Decentrate la contrattazione o saltano gli sgravi sul salario variabile: questo, in soldoni, il messaggio che Maurizio Sacconi ha rivolto ieri ai sindacati e ai rappresentanti degli imprenditori dalle pagine del Corriere della Sera, a poche settimane dall’apertura dei primi tavoli negoziali sul rinnovo dei contratti di importanti settori, quali metalmeccanici, chimici, alimentaristi. I primi su cui si valuterà l’efficacia dell’accordo quadro sul nuovo modello contrattuale, stipulata recentemente da Confindustria e dai maggiori sindacati italiani, Cgil esclusa. Come interpretare le dichiarazioni del ministro del Welfare?

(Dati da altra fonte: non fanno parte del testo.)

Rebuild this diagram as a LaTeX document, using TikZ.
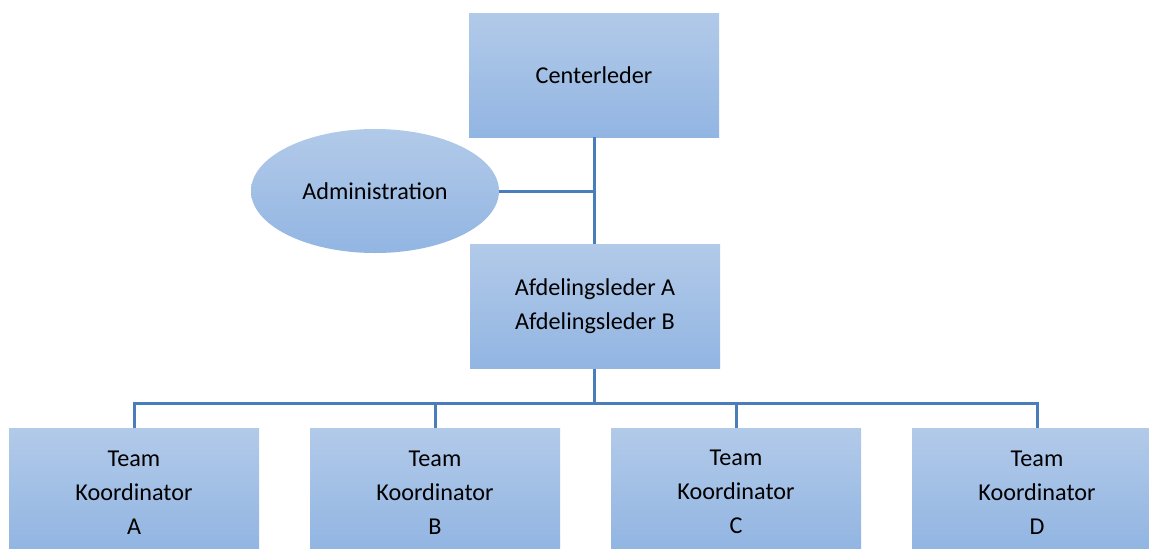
\documentclass[tikz,border=0pt]{standalone}
\usepackage{fontspec}
\setmainfont{Carlito}
\usepackage{tikz}
\usetikzlibrary{shapes.geometric,positioning,calc}

\definecolor{orgline}{RGB}{74,126,187}
\definecolor{orgtop}{RGB}{178,202,233}
\definecolor{orgbottom}{RGB}{146,181,226}

\begin{document}
\begin{tikzpicture}[
    x=1pt, y=-1pt,
    orgbox/.style={rectangle, minimum width=250pt, minimum height=124pt, inner sep=0pt,
        top color=orgtop, bottom color=orgbottom, align=center,
        font=\fontsize{24.2}{34}\selectfont},
    teambox/.style={orgbox, minimum height=120pt},
    orgoval/.style={ellipse, minimum width=248pt, minimum height=124pt, inner sep=0pt,
        top color=orgtop, bottom color=orgbottom,
        font=\fontsize{24.2}{34}\selectfont},
    orglink/.style={draw=orgline, line width=3pt}
]
\clip (0,0) rectangle (1149,549);
\fill[white] (0,0) rectangle (1149,549);

\node[orgbox] (centerleder) at (594,75) {Centerleder};
\node[orgoval] (admin) at (375,191) {Administration};
\node[orgbox] (afdeling) at (595,306.5) {Afdelingsleder A\\Afdelingsleder B};

\node[teambox] (teamA) at (134,488.5) {\rule{0pt}{23pt}Team\\Koordinator\\A};
\node[teambox] (teamB) at (435,488.5) {\rule{0pt}{23pt}Team\\Koordinator\\B};
\node[teambox] (teamC) at (736,488.5) {\rule{0pt}{23pt}Team\\Koordinator\\C};
\node[teambox] (teamD) at (1037,488.5) {\rule{0pt}{23pt}Team\\Koordinator\\D};

\coordinate (adminjoin) at (594,191);
\coordinate (bus) at (594,403);

% connectors
\draw[orglink] (centerleder.south) -- (centerleder.south |- afdeling.north);
\draw[orglink] (admin.east) -- (adminjoin);
\draw[orglink] (bus |- afdeling.south) -- (bus);
\draw[orglink] (teamA.north) |- (bus) -| (teamD.north);
\draw[orglink] (teamB.north) -- (teamB.north |- bus);
\draw[orglink] (teamC.north) -- (teamC.north |- bus);
\end{tikzpicture}
\end{document}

Da un lato, Sacconi conferma che il Pdl non sembra avere intenzione alcuna di seguire la Lega Nord nella sua agostana battaglia sulle gabbie salariali – anacronistiche e sbagliate – scegliendo più ragionevolmente la strada dello scardinamento graduale del moloch della contrattazione nazionale, in favore delle intese aziendali e territoriali, in grado di legare più efficacemente i salari alla produttività.

Dall’altro lato, la “minaccia” di Sacconi sull’eventuale soppressione delle agevolazioni fiscali – nel caso in cui le parti sociali eludano l’intesa nella parte relativa alla contrattazione decentrata – ha costretto i leader sindacali ad intervenire sull’argomento prima dell’inizio delle trattative sui rinnovi. Il pericolo elusione non è da sottovalutare, come pure ha sottolineato qualche giorno fa Oscar Giannino su Chicago Blog. In particolare, per l’ex direttore di Libero Mercato, migliaia di aziende in difficoltà “potrebbero voler interpretare la contrattazione decentrata innanzitutto alla luce della clausola 16 apposta all’Intesa di gennaio”, vale a dire la misura straordinaria anti-crisi che consente contratti aziendali in deroga dai minimi nazionali di categoria, appunto per fronteggiare difficoltà produttive e occupazionali. Insomma, una soluzione forse utile ma di assoluta retroguardia.

Alle parole del ministro, mentre la Cgil continuava a sbraitare, Cisl e Uil hanno colto la palla al balzo e immediatamente rilanciato: siamo d’accordo ad un più robusto decentramento della contrattazione ma a condizione che il Governo azzeri la tassazione sul salario variabile. E’ una posizione comprensibile quella di Bonanni e Angeletti, interessati a massimizzare i benefici per i lavoratori. Ma quella dei due segretari confederali è una risposta che dovrebbe far riflettere Sacconi. Anzi, dovrebbe far svegliare lui e qualche altro membro del Governo da un’illusione: quella di poter fare riforme a costo zero o comunque a basso costo.

La detassazione dei premi di produttività in vigore dal 2008 è un’ottima misura adottata dal Governo Berlusconi, ma non si può pensare che la sua eventuale soppressione possa da sola rappresentare una credibile merce di scambio per l’effettivo decentramento della contrattazione collettiva. Né ci si può illudere sul fatto che l’intesa tra sindacati e Confindustria basti a determinare un cambiamento tanto profondo e sistemico delle relazioni industriali del sistema economico italiano.

Sarà pur vero quel che ha scritto a Ferragosto Giuseppe De Rita sul Corriere della Sera, vale a dire che è illusorio credere nelle virtù taumaturgiche delle grandi riforme. Ma è difficile pensare che da esse si possa prescindere. Un effettivo decentramento dell’impianto contrattuale italiano passa – direttamente o indirettamente – dalla liberalizzazione del mercato del lavoro e da una modernizzazione del modello della rappresentanza sindacale. Così come il generale miglioramento delle condizioni economiche dei lavoratori dipendenti italiani passa dal rilancio dell’economia, e cioè dalle liberalizzazioni (a partire dai servizi pubblici locali e dalle libere professioni), dalla riduzione della pressione fiscale, dall’ammodernamento del sistema del welfare.

Nessuna di queste riforme è facile da attuare, politicamente e socialmente. E’ ora che il Governo decida se giocare alla sopravvivenza o provare a rilanciare le sorti del Paese.